OHE December 17, 1999 (Makapuu Tidepools)

Date: Fri, 17 Dec 1999 00:23:25 -1000
From: Roger Sorrell (alohaboys@attglobal.net>
Subject: Description of Solemates hike, 12-15-99:
Just Poolin' Around

Some hiking groups plan special hikes for the holiday season. Solemates hasn't done that, yet, but if we were to consider it, a winter trip to the Makapu'u tidepools might well qualify for selection. The hike provides such an excellent way of getting into the holiday spirit, with its broad vistas, group closeness on the chancy shelf portions to the pools, and the refreshing letting down as we don our gay apparel (that is, swimming gear, in this holiday case) to enjoy splashing around and watching the fish, blowhole, and ocean. As such, this Wednesday hike was one of the best, though with some surprises. The 17 of us had planned to split up, as is becoming common, and some go up the asphalt road and then down to the pools, but all were finally persuaded that going along the shelf was safe enough with the lowering tide, so we all walked out on the flats together. After pausing to see the return of some rare native plants (the ma'o and the Marsilea fern), we forged on through unexpected mud--the downside of seeing all the beautiful greenery around due to the recent heavy rains. Still, by the time we reached Pele's Chair, we had the end of our slogging, and the beginning of a new world--the lunar landscape of the unvegetated, pure volcanic shelf of sun-baked rocks and surging waves. We trekked through this tortured and challenging environment, at times cautioning each other to avoid dramatic spray surges, at other times egging each other on to strip and enjoy the cool, clear beauty of the enticing pools under the huge cliffs above. Most of succumbed to temptation pretty early, and the merry-making in the pools began. By lunch, we were all strewn out like colorful shells along the pools, rocky ridges, and blow holes.

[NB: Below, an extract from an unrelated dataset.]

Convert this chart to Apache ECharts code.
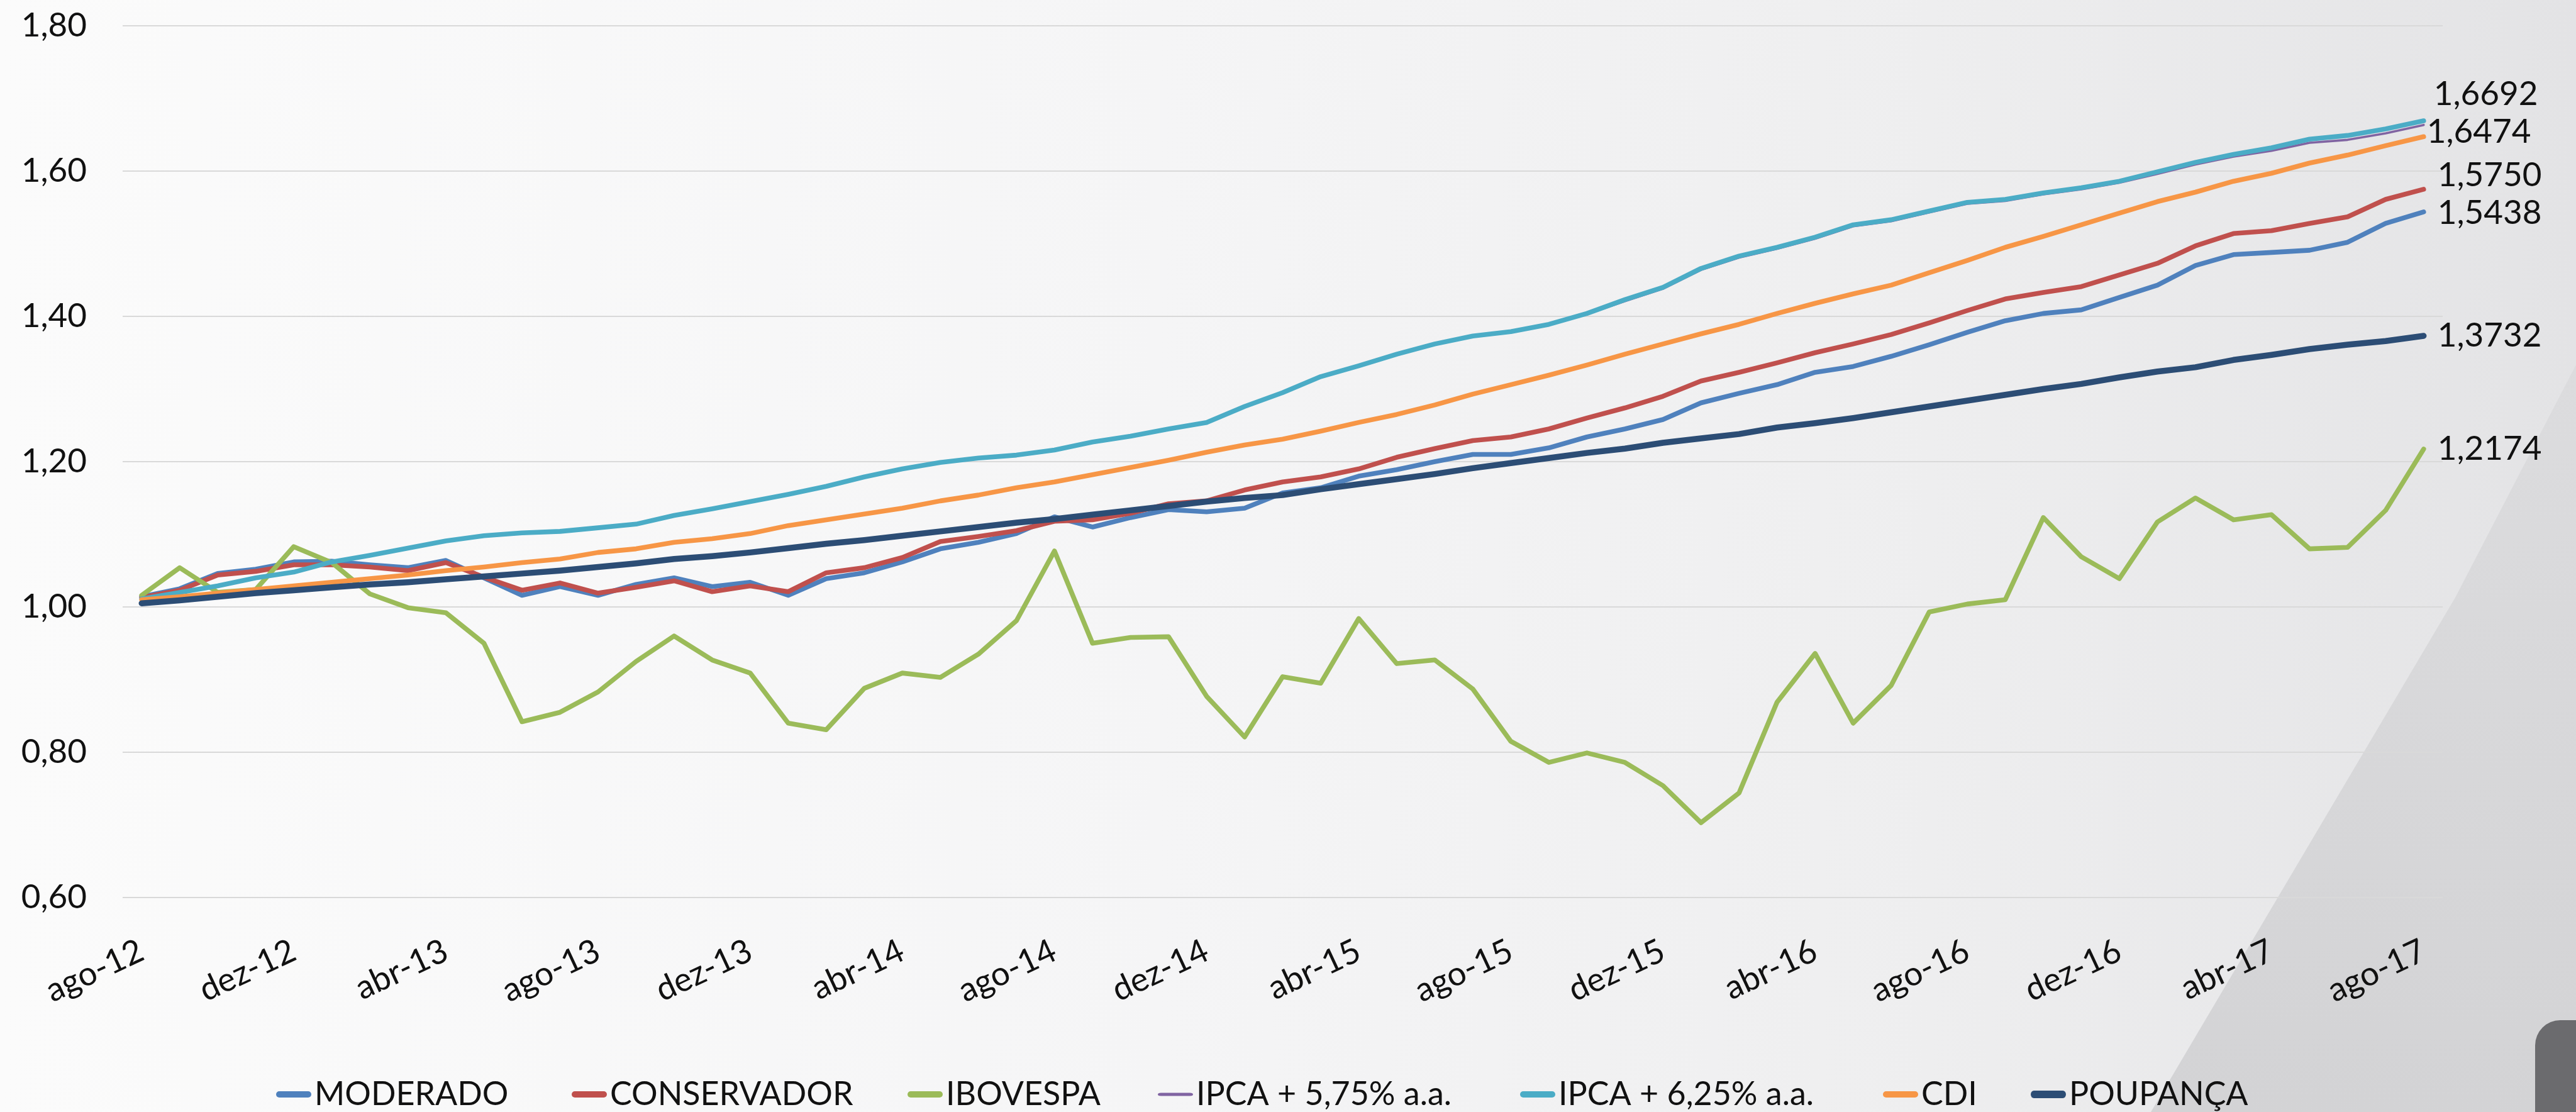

Some, however, couldn't resist the challenge and view from the cliffside switchbacks up to the candy-cane lighthouse above us, and so, with their inspiration, we all attained the asphalt road atop the cliffs, and marveled at how green the desert area of east Oahu had become now. We feasted our eyes at the Makapu'u summit and imagined how it would be to be the snorkelers and spear-fishers we could see straight down below, and contemplated future hike routes we could see from this high vantage point. As we went down the bunkers route, we discussed the amazing reality that the ocean we were now seeing was once the central caldera of the huge Ko'olau shield volcano, before an impossible-to-imagine landslide of world-tsunami-making proportions send over half this part of the island down deep into the sea.

We saw the usual tourists when we got down to the Makapu'u lookout. Some of them, the lucky ones, were attempting the steep climb we were just finishing descending. They would have a great reward. For the others, they would never know the wonder we had just experienced.